Increased Market Power:

Both strategies can expand a company's market presence. Mergers increase market share directly, while strategic alliances allow access to new markets.

Resource Sharing:

Mergers integrate all resources and capabilities of two entities, while strategic alliances allow sharing of specific resources. This can include technology, expert staff, or intellectual property.

Cost and Risk Sharing:

Mergers achieve cost savings through economies of scale, and strategic alliances allow sharing the costs and risks of new projects or initiatives.

Diversification:

Both strategies can help a company diversify its products, services, or markets, thereby spreading risk.

Learning Opportunities:

In both scenarios, the involved parties can learn from each other and drive innovation.

Reduction in Competition:

A merger can directly reduce competition, while a strategic alliance can help companies collaboratively fend off other competitors.

Cultural and Objective Mismatch:

Both mergers and strategic alliances can face issues due to differences in corporate cultures or unaligned objectives.

Redundancies and Integration Issues:

 In mergers, job losses may occur due to overlap in roles, affecting morale and productivity.

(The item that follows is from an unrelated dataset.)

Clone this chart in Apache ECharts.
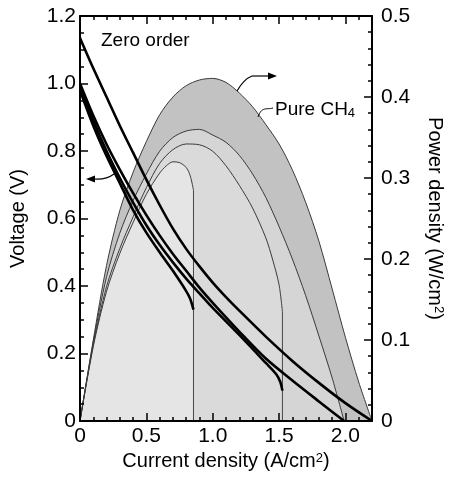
<!DOCTYPE html>
<html>
<head>
<meta charset="utf-8">
<script src="https://cdn.jsdelivr.net/npm/echarts@6/dist/echarts.min.js"></script>
<style>
  html, body { margin: 0; background: #fff; }
  #chart { width: 453px; height: 477px; }
</style>
</head>
<body>
<div id="chart"></div>
<script>
// voltage curves (left axis, V)
const currentZero = [0, 0.1, 0.2, 0.3, 0.4, 0.5, 0.6, 0.7, 0.8, 0.9, 1.0, 1.1, 1.2, 1.4, 1.6, 1.8, 2.0, 2.2];
const voltZero    = [1.135, 1.045, 0.96, 0.875, 0.795, 0.715, 0.64, 0.57, 0.51, 0.458, 0.41, 0.367, 0.327, 0.25, 0.178, 0.113, 0.053, 0];
const currentA = [0, 0.1, 0.2, 0.3, 0.4, 0.5, 0.6, 0.7, 0.8, 0.9, 1.0, 1.2, 1.4, 1.6, 1.8, 1.99];
const voltA    = [1.0, 0.905, 0.82, 0.745, 0.675, 0.61, 0.55, 0.495, 0.445, 0.395, 0.35, 0.265, 0.185, 0.12, 0.058, 0];
const currentB = [0, 0.1, 0.2, 0.3, 0.4, 0.5, 0.6, 0.7, 0.8, 0.9, 1.0, 1.2, 1.4, 1.48, 1.51, 1.525];
const voltB    = [0.99, 0.89, 0.8, 0.72, 0.647, 0.58, 0.522, 0.47, 0.422, 0.378, 0.335, 0.255, 0.172, 0.138, 0.115, 0.09];
const currentC = [0, 0.1, 0.2, 0.3, 0.4, 0.5, 0.6, 0.7, 0.8, 0.83, 0.855];
const voltC    = [0.98, 0.875, 0.785, 0.705, 0.625, 0.558, 0.5, 0.445, 0.385, 0.362, 0.33];

// power density curves (right axis, W/cm2)
const currentP0 = [0, 0.1, 0.2, 0.3, 0.4, 0.5, 0.6, 0.7, 0.8, 0.9, 1.0, 1.1, 1.2, 1.3, 1.4, 1.5, 1.6, 1.7, 1.8, 1.9, 2.0, 2.1, 2.2];
const powerP0   = [0, 0.1, 0.192, 0.26, 0.307, 0.345, 0.378, 0.4, 0.414, 0.421, 0.423, 0.418, 0.405, 0.388, 0.366, 0.342, 0.31, 0.27, 0.222, 0.163, 0.103, 0.048, 0];
const currentP1 = [0, 0.1, 0.2, 0.3, 0.4, 0.5, 0.6, 0.7, 0.8, 0.9, 1.0, 1.1, 1.2, 1.3, 1.4, 1.5, 1.6, 1.7, 1.8, 1.9, 1.99];
const powerP1   = [0, 0.097, 0.178, 0.232, 0.272, 0.305, 0.333, 0.35, 0.358, 0.36, 0.353, 0.344, 0.328, 0.305, 0.276, 0.24, 0.2, 0.155, 0.105, 0.053, 0];
const currentP2 = [0, 0.1, 0.2, 0.3, 0.4, 0.5, 0.6, 0.7, 0.8, 0.9, 1.0, 1.1, 1.2, 1.3, 1.4, 1.45, 1.5, 1.525];
const powerP2   = [0, 0.094, 0.166, 0.213, 0.252, 0.288, 0.318, 0.335, 0.342, 0.341, 0.333, 0.315, 0.291, 0.263, 0.226, 0.2, 0.168, 0.135];
const currentP3 = [0, 0.1, 0.2, 0.3, 0.4, 0.5, 0.6, 0.65, 0.7, 0.75, 0.8, 0.83, 0.855];
const powerP3   = [0, 0.092, 0.16, 0.207, 0.245, 0.28, 0.306, 0.315, 0.32, 0.319, 0.313, 0.303, 0.285];

// utilisation cut-off lines
const cutCurrent = [0.855, 1.525];
const cutPower   = [0.285, 0.135];

const FONT = "'Liberation Sans', Arial, sans-serif";

function pairs(xs, ys) {
  return xs.map((x, i) => [x, ys[i]]);
}

const chart = echarts.init(document.getElementById('chart'));

// every axis gets its own fresh objects
const tick = () => ({ show: true, inside: true, length: 8, lineStyle: { color: '#000', width: 1.5 } });
const minor = (n) => ({ show: true, splitNumber: n, length: 4, lineStyle: { color: '#000', width: 1.5 } });
const axLine = () => ({ show: true, onZero: false, lineStyle: { color: '#000', width: 2 } });
const lbl = (fmt, margin) => ({ fontSize: 21, color: '#000', fontFamily: FONT, margin: margin, formatter: fmt });

function fmtOne(v) {
  return v === 0 ? '0' : v.toFixed(1);
}
function fmtX(v) {
  if (v === 0) return '0';
  return Math.abs(v * 2 - Math.round(v * 2)) < 1e-6 ? v.toFixed(1) : '';
}

function powerArea(xs, ys, fill) {
  return {
    type: 'line', xAxisIndex: 0, yAxisIndex: 1,
    data: pairs(xs, ys), showSymbol: false, smooth: 0.3,
    lineStyle: { color: '#3a3a3a', width: 1 },
    areaStyle: { color: fill, opacity: 1 },
    silent: true
  };
}
function voltLine(xs, ys) {
  return {
    type: 'line', xAxisIndex: 0, yAxisIndex: 0,
    data: pairs(xs, ys), showSymbol: false, smooth: 0.3,
    lineStyle: { color: '#000', width: 2.6 },
    silent: true, z: 5
  };
}
function cutLine(i) {
  return {
    type: 'line', xAxisIndex: 0, yAxisIndex: 1,
    data: [[cutCurrent[i], cutPower[i]], [cutCurrent[i], 0]],
    showSymbol: false,
    lineStyle: { color: '#444', width: 1 },
    silent: true, z: 3
  };
}

const supRich = () => ({
  sup: { fontSize: 13, fontFamily: FONT, color: '#000', verticalAlign: 'top', lineHeight: 14 }
});

chart.setOption({
  animation: false,
  grid: { left: 80, right: 79, top: 16, bottom: 56 },
  xAxis: [
    {
      type: 'value', min: 0, max: 2.2, interval: 0.5, position: 'bottom', z: 10,
      axisLine: axLine(), axisTick: tick(), minorTick: minor(5),
      axisLabel: lbl(fmtX, 5), splitLine: { show: false },
      name: 'Current density (A/cm{sup|2})', nameLocation: 'middle', nameGap: 30,
      nameTextStyle: { fontSize: 20, color: '#000', fontFamily: FONT, rich: supRich() }
    },
    {
      type: 'value', min: 0, max: 2.2, interval: 0.5, position: 'top', z: 10,
      axisLine: axLine(), axisTick: tick(), minorTick: minor(5),
      axisLabel: { show: false }, splitLine: { show: false }
    }
  ],
  yAxis: [
    {
      type: 'value', min: 0, max: 1.2, interval: 0.2, position: 'left', z: 10,
      axisLine: axLine(), axisTick: tick(), minorTick: minor(4),
      axisLabel: lbl(fmtOne, 4), splitLine: { show: false },
      name: 'Voltage (V)', nameLocation: 'middle', nameGap: 52,
      nameTextStyle: { fontSize: 20, color: '#000', fontFamily: FONT }
    },
    {
      type: 'value', min: 0, max: 0.5, interval: 0.1, position: 'right', z: 10,
      axisLine: axLine(), axisTick: tick(), minorTick: minor(5),
      axisLabel: lbl(fmtOne, 9), splitLine: { show: false },
      name: 'Power density (W/cm{sup|2})', nameLocation: 'middle', nameGap: 53, nameRotate: -90,
      nameTextStyle: { fontSize: 20, color: '#000', fontFamily: FONT, rich: supRich() }
    }
  ],
  series: [
    powerArea(currentP0, powerP0, '#c2c2c2'),
    powerArea(currentP1, powerP1, '#d5d5d5'),
    powerArea(currentP2, powerP2, '#dadada'),
    powerArea(currentP3, powerP3, '#e5e5e5'),
    cutLine(0),
    cutLine(1),
    voltLine(currentZero, voltZero),
    voltLine(currentA, voltA),
    voltLine(currentB, voltB),
    voltLine(currentC, voltC)
  ],
  graphic: [
    { type: 'text', x: 101, y: 41, style: { text: 'Zero order', font: '19px ' + FONT, fill: '#000', textVerticalAlign: 'middle' } },
    {
      type: 'text', x: 275, y: 110,
      style: {
        text: 'Pure CH{sub|4}', font: '19px ' + FONT, fill: '#000', textVerticalAlign: 'middle',
        rich: { sub: { fontSize: 13, fontFamily: FONT, fill: '#000', verticalAlign: 'bottom' } }
      }
    },
    { type: 'text', x: 117, y: 348, style: { text: '85%\nused', font: '19px ' + FONT, fill: '#000', lineHeight: 21, textVerticalAlign: 'middle' } },
    { type: 'text', x: 210, y: 384, style: { text: '75%\nused', font: '19px ' + FONT, fill: '#000', lineHeight: 21, textVerticalAlign: 'middle' } },
    { type: 'text', x: 288, y: 343, style: { text: '50%', font: '19px ' + FONT, fill: '#000', textVerticalAlign: 'middle' } },
    // arrow pointing to the voltage axis
    { type: 'bezierCurve', shape: { x1: 114, y1: 174, cpx1: 106, cpy1: 180, x2: 94, y2: 179 }, style: { stroke: '#000', lineWidth: 1.2, fill: null }, z: 10 },
    { type: 'polygon', shape: { points: [[86, 179], [95, 175.5], [95, 182.5]] }, style: { fill: '#000' }, z: 10 },
    // arrow pointing to the power axis
    { type: 'bezierCurve', shape: { x1: 237, y1: 91, cpx1: 244, cpy1: 79, x2: 252, y2: 76 }, style: { stroke: '#000', lineWidth: 1.2, fill: null }, z: 10 },
    { type: 'line', shape: { x1: 252, y1: 76, x2: 269, y2: 76 }, style: { stroke: '#000', lineWidth: 1.2 }, z: 10 },
    { type: 'polygon', shape: { points: [[277, 76], [268, 72.5], [268, 79.5]] }, style: { fill: '#000' }, z: 10 },
    // leader to Pure CH4 label
    { type: 'bezierCurve', shape: { x1: 258, y1: 117, cpx1: 262, cpy1: 106, cpx2: 266, cpy2: 110, x2: 273, y2: 108 }, style: { stroke: '#000', lineWidth: 1, fill: null }, z: 10 }
  ]
});
</script>
</body>
</html>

Both mergers and alliances might face challenges in integrating processes, systems, or teams.

Regulatory Hurdles:

Mergers may face scrutiny from regulatory bodies, while strategic alliances might also have to navigate complex regulations, especially in cross-border scenarios.

Sharing of Sensitive Information:

 Both strategies could potentially lead to the sharing of proprietary or sensitive information, posing a risk of information misuse.

Risk of Opportunism:

Especially in strategic alliances, one party might take advantage of the alliance for its own benefit at the expense of the other. This can also occur in a merger scenario if one entity attempts to unduly dominate the merged entity.